John Monteath RobertsonFRSFRSEPCSCBE LLD was a 20th-century Scottish chemist and crystallographer. He was the recipient of the Davy Medal in 1960 and president of the Chemical Society from 1962 to 1964.
Life
He was born on 24 July 1900 at Nether Fordun farm near Auchterarder the son of William Robertson, farmer, and his wife, Jeannie Monteath. He was educated at Auchterarder Primary School then Perth Academy. He then studied chemistry at Glasgow University graduating BSc in 1923, MA in 1925. He then continued as a postgraduate gaining his first doctorate in 1926. Under the advisement of G. G. Henderson, he produced a doctoral thesis entitled "The structural relationships of certain members of the bicyclic sesquiterpene series". In his graduate work, he crystallized sesquiterpene derivatives and gave them to William Henry Bragg for X-ray diffraction. He sent a caryophyllene alcohol. The structure was not solved until approximately 30 years later. In 1926, he began work as a researcher at the Royal Institution in London, under the tutelage of Bragg. He continued to work on sesquiterpene derivatives, but also shifted his attention to physics. In 1928 he obtained a post in physics at the University of Michigan in the United States, but returned to the Royal Institution at the Davy-Faraday Laboratory in 1930. During that time, he solved many small, organic molecule structures by X-ray crystallography. In particular, he reported the structures of several novel phthalocyanines. Robertson used heavy-metal derivatives to solve the phase problem by Isomorphous replacement, which paved the way to determine novel structures. In 1939 he moved to Sheffield University as senior lecturer in physical chemistry. This was interrupted by the Second World War he served as chemical advisor to Bomber Command and scientific advisor to the RAF. From 1942 he was professor and department head of chemistry at Glasgow University.

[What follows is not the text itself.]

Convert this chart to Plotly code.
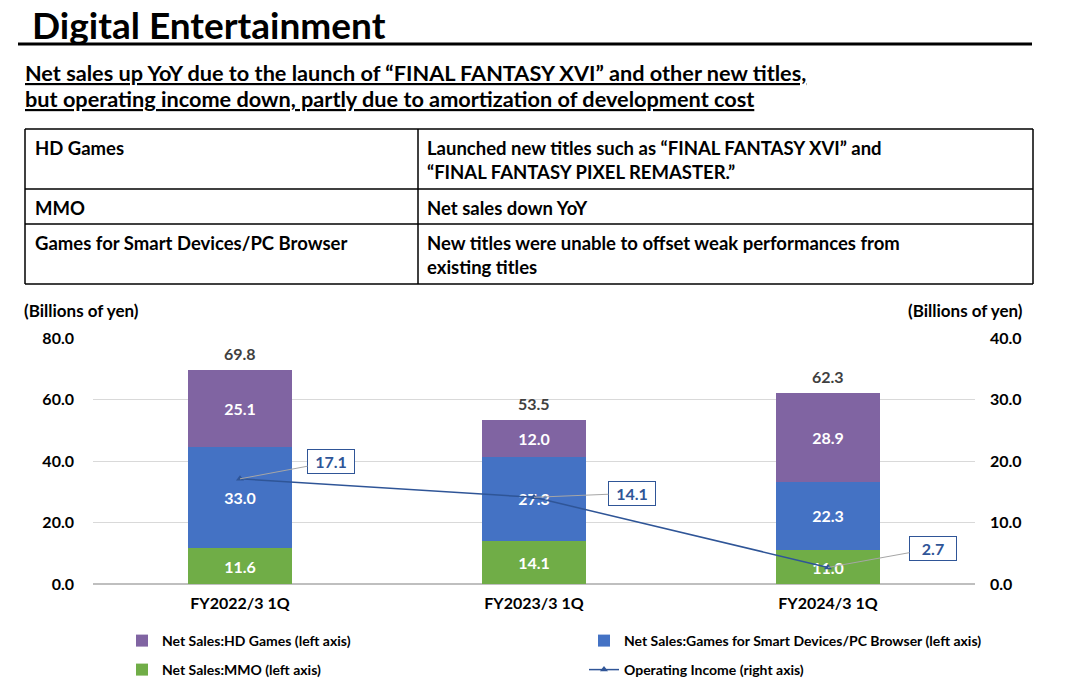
import plotly.graph_objects as go

W, H = 1077, 693
OFF = 8  # page body margin in the browser
FONT = "Lato"

categories = ["FY2022/3 1Q", "FY2023/3 1Q", "FY2024/3 1Q"]
mmo = [11.6, 14.1, 11.0]
smart = [33.0, 27.3, 22.3]
hd = [25.1, 12.0, 28.9]
totals = [69.8, 53.5, 62.3]
op_income = [17.1, 14.1, 2.7]
left_ticks = [0, 20, 40, 60, 80]
right_ticks = [0, 10, 20, 30, 40]

table_rows = [
    ("HD Games", "Launched new titles such as “FINAL FANTASY XVI” and<br>“FINAL FANTASY PIXEL REMASTER.”"),
    ("MMO", "Net sales down YoY"),
    ("Games for Smart Devices/PC Browser", "New titles were unable to offset weak performances from<br>existing titles"),
]

C_HD = "#8064A2"
C_SMART = "#4472C4"
C_MMO = "#70AD47"
C_LINE = "#2F5597"


def px(x):
    return (x - OFF) / W


def py(y):
    return 1 - (y - OFF) / H


fig = go.Figure()

bar_common = dict(
    x=categories,
    width=0.354,
    texttemplate="%{y:.1f}",
    textposition="inside",
    insidetextanchor="middle",
    textangle=0,
    textfont=dict(color="white", size=16, family=FONT, weight="bold"),
    marker_line_width=0,
    cliponaxis=False,
)

fig.add_trace(go.Bar(name="Net Sales:MMO (left axis)", y=mmo, marker_color=C_MMO,
                     legend="legend3", **bar_common))
fig.add_trace(go.Bar(name="Net Sales:Games for Smart Devices/PC Browser (left axis)", y=smart,
                     marker_color=C_SMART, legend="legend2", **bar_common))
fig.add_trace(go.Bar(name="Net Sales:HD Games (left axis)", y=hd, marker_color=C_HD,
                     legend="legend", **bar_common))
fig.add_trace(go.Scatter(name="Operating Income (right axis)", x=categories, y=op_income, yaxis="y2",
                         mode="lines+markers", line=dict(color=C_LINE, width=1.5),
                         marker=dict(symbol="triangle-up", size=7, color=C_LINE),
                         legend="legend4", cliponaxis=False))

annotations = []
# totals above bars
for c, t in zip(categories, totals):
    annotations.append(dict(x=c, y=t, xref="x", yref="y", text=f"<b>{t:.1f}</b>", showarrow=False,
                            yanchor="bottom", yshift=4,
                            font=dict(size=16, color="#404040", family=FONT)))
# operating income boxed labels
offsets = [(91, -17), (98, -4), (105, -19)]
for c, v, (ax, ay) in zip(categories, op_income, offsets):
    annotations.append(dict(x=c, y=v, xref="x", yref="y2", text=f"<b>{v:.1f}</b>", showarrow=True,
                            ax=ax, ay=ay, arrowhead=0, arrowwidth=1, arrowcolor="#A6A6A6",
                            bordercolor=C_LINE, borderwidth=1, borderpad=2, bgcolor="white",
                            width=42,
                            font=dict(size=16, color=C_LINE, family=FONT)))

# titles
annotations.append(dict(x=px(30), y=py(25), xref="paper", yref="paper", text="<b>Digital Entertainment</b>",
                        showarrow=False, xanchor="left", yanchor="middle",
                        font=dict(size=37, color="black", family=FONT)))
annotations.append(dict(x=px(23), y=py(73), xref="paper", yref="paper",
                        text="<b><u>Net sales up YoY due to the launch of “FINAL FANTASY XVI” and other new titles,</u></b>",
                        showarrow=False, xanchor="left", yanchor="middle",
                        font=dict(size=21.7, color="black", family=FONT)))
annotations.append(dict(x=px(23), y=py(99), xref="paper", yref="paper",
                        text="<b><u>but operating income down, partly due to amortization of development cost</u></b>",
                        showarrow=False, xanchor="left", yanchor="middle",
                        font=dict(size=21.7, color="black", family=FONT)))

# table
row_bounds = [129, 189, 224, 284]
for i, (left, right) in enumerate(table_rows):
    top = row_bounds[i]
    annotations.append(dict(x=px(33), y=py(top + 6), xref="paper", yref="paper", text=f"<b>{left}</b>",
                            showarrow=False, xanchor="left", yanchor="top", align="left",
                            font=dict(size=18.5, color="black", family=FONT)))
    annotations.append(dict(x=px(425), y=py(top + 6), xref="paper", yref="paper", text=f"<b>{right}</b>",
                            showarrow=False, xanchor="left", yanchor="top", align="left",
                            font=dict(size=18.5, color="black", family=FONT)))

# axis unit labels
annotations.append(dict(x=px(22), y=py(310), xref="paper", yref="paper", text="<b>(Billions of yen)</b>",
                        showarrow=False, xanchor="left", yanchor="middle",
                        font=dict(size=17, color="black", family=FONT)))
annotations.append(dict(x=px(1025), y=py(310), xref="paper", yref="paper", text="<b>(Billions of yen)</b>",
                        showarrow=False, xanchor="right", yanchor="middle",
                        font=dict(size=17, color="black", family=FONT)))

shapes = []
shapes.append(dict(type="line", xref="paper", yref="paper", x0=px(18), x1=px(1032), y0=py(44), y1=py(44),
                   line=dict(color="black", width=3)))
for yb in row_bounds:
    shapes.append(dict(type="line", xref="paper", yref="paper", x0=px(25), x1=px(1033), y0=py(yb), y1=py(yb),
                       line=dict(color="black", width=1.5)))
for xb in [25, 418, 1033]:
    shapes.append(dict(type="line", xref="paper", yref="paper", x0=px(xb), x1=px(xb), y0=py(129), y1=py(284),
                       line=dict(color="black", width=1.5)))

legend_font = dict(size=14, color="black", family=FONT, weight="bold")


def legend_at(x, y):
    return dict(orientation="h", x=px(x), y=py(y), xanchor="left", yanchor="middle",
                font=legend_font, bgcolor="rgba(0,0,0,0)", borderwidth=0)


fig.update_layout(
    width=W, height=H,
    margin=dict(l=0, r=0, t=0, b=0, autoexpand=False),
    paper_bgcolor="white", plot_bgcolor="white",
    barmode="stack",
    showlegend=True,
    font=dict(family=FONT, color="black"),
    xaxis=dict(domain=[px(93), px(975)], range=[-0.5, 2.5], showgrid=False, ticks="",
               tickfont=dict(size=16, family=FONT, weight="bold", color="black"),
               ticklabelstandoff=8, showline=False, zeroline=False, automargin=False),
    yaxis=dict(domain=[py(584), py(338)], range=[0, 80], tickvals=left_ticks, tickformat=".1f",
               showgrid=True, gridcolor="#D9D9D9", gridwidth=1, zeroline=True, zerolinecolor="#BFBFBF",
               zerolinewidth=2, ticks="", ticklabelstandoff=18, automargin=False,
               tickfont=dict(size=16, family=FONT, weight="bold", color="black")),
    yaxis2=dict(overlaying="y", side="right", range=[0, 40], tickvals=right_ticks, tickformat=".1f",
                showgrid=False, zeroline=False, ticks="", ticklabelstandoff=14, automargin=False,
                tickfont=dict(size=16, family=FONT, weight="bold", color="black")),
    legend=legend_at(122, 641),
    legend2=legend_at(584, 641),
    legend3=legend_at(122, 670),
    legend4=legend_at(584, 670),
    annotations=annotations,
    shapes=shapes,
)

fig.write_html("out.html")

At University of Glasgow, he trained a number of students:
"Among those who began X-ray work with me in Glasgow after the war are A. McL. Mathieson and J. D. Morrison in Melbourne, Maria Przybylska in Ottawa, J. G. White in Princeton, Jack Dunitz in Zurich, Sidney Abrahams with Bell Telephones in New York, Walter Macintyre in Boulder, James Trotter in Vancouver, M. G. Rossmann in Cambridge, H. M. M. Shearer in Durham, and J. S. Broadley and D. M. Donaldson at Dounreay, Thurso. Ian Dawson, J. C. Speakman, George Sim, Tom Hamor and Andrew Porte are all back in Glasgow again, after adventures in other places, and are actively participating in our latest and most exciting work."